2 customers reported missing data for most cars in Standard / Optional Equipment columns. I asked student to fix errors, on 18 April 2019 he replied “I’ve been really busy lately with Uni exams, interviews for jobs and the insurance project. Sorry Ill get to the Australian database as soon as I can” and that was the LAST day I heard from him. He did not signed in anymore. AWS account was suspended, probably because AWS offer free service and bill you at end of month, and he did not paid bills, and all what I had was a non-working BETA scraper. I think that he may also have died in car crash, he told me that passed driving exam recently and given by the fact that his dad owned a business, he may have got a very powerful car.
While I can update database again using my old method (96 columns only, without average trade-in value, without colors and features, etc), adding new cars and not updating older records, I hope to find another Python expert to correct his scraper and make it running properly.
July 2019 database made with help from Indian programmer
I found someone in India experienced in Python, I paid him $50 and $100 for two small projects that he done successfully, then in July 2019 I gave him the BETA scraper from Australian student and we agreed $250 to fix it… he said that it is the most difficult project he ever done in Python, he also made many errors, we hardly met online at same time, only in September 2019 I can say that he fixed most errors after paying another $150 and I can extract most of data from the source website. I decided to provide you a TEMPORARY update with 2019 models beside the March 2019 update 1960-2019, and I ask all my customers to report errors so I can tell programmer to fix them before scraping all 1960-2019 cars with this new scraper, so whole database will be harmonized.
When tried to scrap 1960s cars, I noticed that scraper breaks when come across a car with NO image, had to pay again the indian programmer to fix it, then I found more errors. His experience is very low… I need to mention that he offered me to sell for $$ a couple of databases, which in October I figured out that “his portfolio” of databases was mostly with databases available for free download on various sites, but he lied me that created them himself and this mislead me that he is very experienced (many customers I told this story to, told me that he is really idiot and scammer to lie and charge money for databases he did not created). I spent sooo much time testing his scraper and reporting errors at Australian database, that caused customers of European and American car databases to complain for delay of updates for their databases. So I need to take a break from Australia project to serve Americans.
As 5 November I provided another update with 2019 models, and can re-scrap 2019 models anytime you require. The 1960-2018 cars I will re-scrap when I will be less busy. Need to mention that source website have an IP blocker which was not present in March 2019 when Australian student done same job, due to this IP blocker I cannot leave scraper running 24/7 and have data ready in few days, I need to actively monitor scraper and run in small batches.

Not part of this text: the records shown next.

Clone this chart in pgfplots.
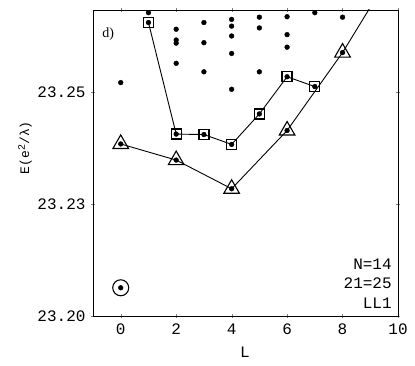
\documentclass[border=0pt]{standalone}
\usepackage{pgfplots}
\pgfplotsset{compat=1.18}
\usepackage{fontspec}
\setmainfont{Liberation Serif}
\newfontfamily\mono{Liberation Mono}
\begin{document}
\begin{tikzpicture}
\useasboundingbox (-93pt,-50pt) rectangle (322pt,316pt);
\begin{axis}[
  scale only axis,
  width=305pt, height=306pt,
  xmin=-1, xmax=10,
  ymin=23.2, ymax=23.2683,
  xtick={0,2,4,6,8,10},
  ytick={23.2,23.225,23.25},
  yticklabels={23.20,23.23,23.25},
  tick align=center,
  major tick length=4pt,
  /pgf/number format/assume math mode=true,
  ticklabel style={font=\mono\fontsize{16}{18}\selectfont},
  xticklabel style={yshift=-2pt},
  yticklabel style={xshift=-2pt},
  axis line style={line width=0.8pt},
  xlabel={L},
  xlabel style={font=\mono\fontsize{16}{18}\selectfont, at={(axis description cs:0.498,-0.118)}, anchor=center},
  ylabel={E(e\raisebox{0.6ex}{\fontsize{10}{10}\selectfont 2}/λ)},
  ylabel style={font=\mono\fontsize{13}{15}\selectfont, at={(axis description cs:-0.223,0.55)}, anchor=center, rotate=0},
  clip=true,
]
% triangle line (with off-screen continuation)
\addplot[black, line width=0.9pt, no marks] coordinates {
  (0,23.2384) (2,23.2348) (4,23.2284) (6,23.2414) (8,23.2588) (10,23.2790)};
\addplot[only marks, mark=triangle, mark size=9pt, mark options={line width=1.1pt, fill=none, black}] coordinates {
  (0,23.2384) (2,23.2348) (4,23.2284) (6,23.2414) (8,23.2588)};
% square line
\addplot[black, line width=0.9pt, mark=square, mark size=5pt, mark options={line width=1.3pt, fill=none}] coordinates {
  (1,23.2655) (2,23.2406) (3,23.2405) (4,23.2383) (5,23.2451) (6,23.2534) (7,23.2512)};
% circle
\addplot[only marks, mark=o, mark size=8pt, mark options={line width=1.1pt, black}] coordinates {(0,23.2063)};
% dots
\addplot[only marks, mark=*, mark size=2.4pt, black] coordinates {
  (0,23.2063) (0,23.2384) (0,23.2521)
  (1,23.2655) (1,23.2677)
  (2,23.2348) (2,23.2406) (2,23.2564) (2,23.2609) (2,23.2616) (2,23.2640)
  (3,23.2405) (3,23.2545) (3,23.2610) (3,23.2655)
  (4,23.2284) (4,23.2383) (4,23.2506) (4,23.2586) (4,23.2625) (4,23.2647) (4,23.2662)
  (5,23.2451) (5,23.2545) (5,23.2643) (5,23.2667)
  (6,23.2414) (6,23.2534) (6,23.2600) (6,23.2628) (6,23.2668)
  (7,23.2512) (7,23.2677)
  (8,23.2588) (8,23.2667)
};
\node[font=\fontsize{14}{16}\selectfont, anchor=center] at (axis description cs:0.05,0.92) {d)};
\node[font=\mono\fontsize{16}{19.5}\selectfont, align=right, anchor=south east, inner sep=0pt] at (axis description cs:0.98,0.025) {N=14\\21=25\\LL1};
\end{axis}
\end{tikzpicture}
\end{document}
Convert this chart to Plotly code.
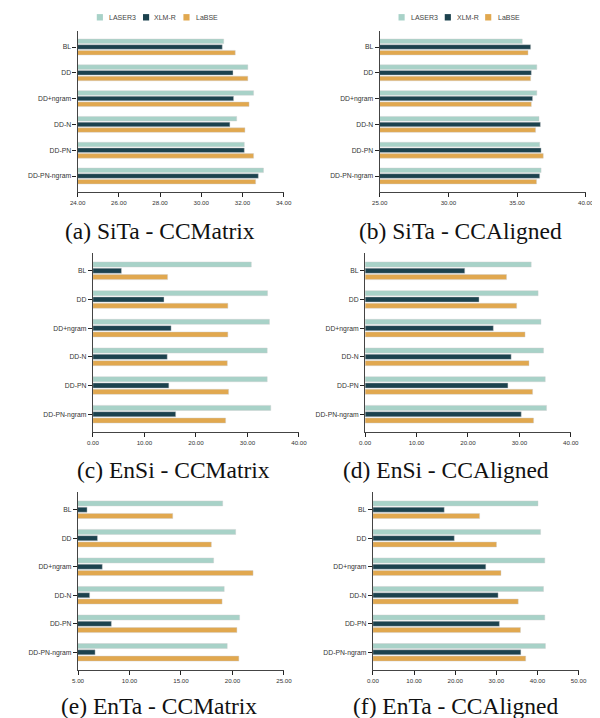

Been waiting another 2 months and paid extra $ to fix his own errors, he fixed last reported error on 19 November, my turn came… to run scraper for all 1960-2019 cars, but I was getting IP blocked often, and the cars scraped until getting blocked were not saved unless batch of URLs was completed, had to run in small batches of max 5000 URLs and change IP 2 times per day. Due to this reason, it was NOT an ideal moment to run other scrapers, I delayed updates of car databases for other countries in order to help YOU, customer of Australia car database!
Due to complaints from American customers regarding delayed updates of American car database, I had to take a break from scraping Australia on 5-10 December. And on 17 December I scraped last batch of cars, and I joined all 23 files into one and published updated database!
On 19 December I emailed all customers to inform that I finalized update for Australia car database with new scraper made by indian programmer. I mentioned in email that 11 columns have no data due to typos in codes (is about columns with rare data available for less than 5% of cars).
But there was one more MAJOR MISTAKE that (unfortunately) I did not noticed, because the scraping process produced cars in somewhat random order. I joined 23 CSV files into one Excel and only in the LAST MINUTE, I sorted table alphabetically and immediately emailed everyone, without checking Excel file further (alphabetic sort clearly showed error), Christmas was coming and I was in hurry to finalize updates for 9 databases.
Even if I never coded in Python before, took me only few hours to fix myself his code that he did not fixed in 4 months: I fixed codes that generated wrong car names and empty columns, except Colors and Optional Equipment (Indian programmer want another $100 for this and promise doing in 3 days. Are you fucking serious? Any skilled programmer wouldn’t spend more than 1 hour on this! I already waited for 4 months), for which I asked few friends, they promised to help me after holidays… I was planning a complete re-scraping of all 100,000 cars which would take 20 days.
For moment I did not realized that I could quickly fix wrong car names… copy-pasting from other sheet made by me previously.
I emailed again everyone on 10 January to download CORRECTED database.
List of updates
122 makes, 92885 cars, as 16 June 2017. Initial launch.
123 makes, 93901 cars, as 20 November 2017. After about 10 sales, saw first person who ask for an update.
123 makes, 96604 cars, as 20 April 2018 I planned to update every 3 months, but the source website wasn’t working in February and March, thus only in April been able to do the update.
123 makes, 97610 cars, as 30 August 2018.
123 makes, 98225 cars, as 10 December 2018.
127? makes, 99925 cars, as 24 February 2019, a test with new scraper, not published.
124 makes, 100492 cars, as 24 March 2019, published with 118 columns instead of 96.
3002 cars (2019 models only), temporary update as 18 September 2019.
3339 cars (2019 models only), temporary update as 5 November 2019.
125 makes, 1549 models, 13069 model years, 103084 model versions, as 17 December 2019, all data re-scraped.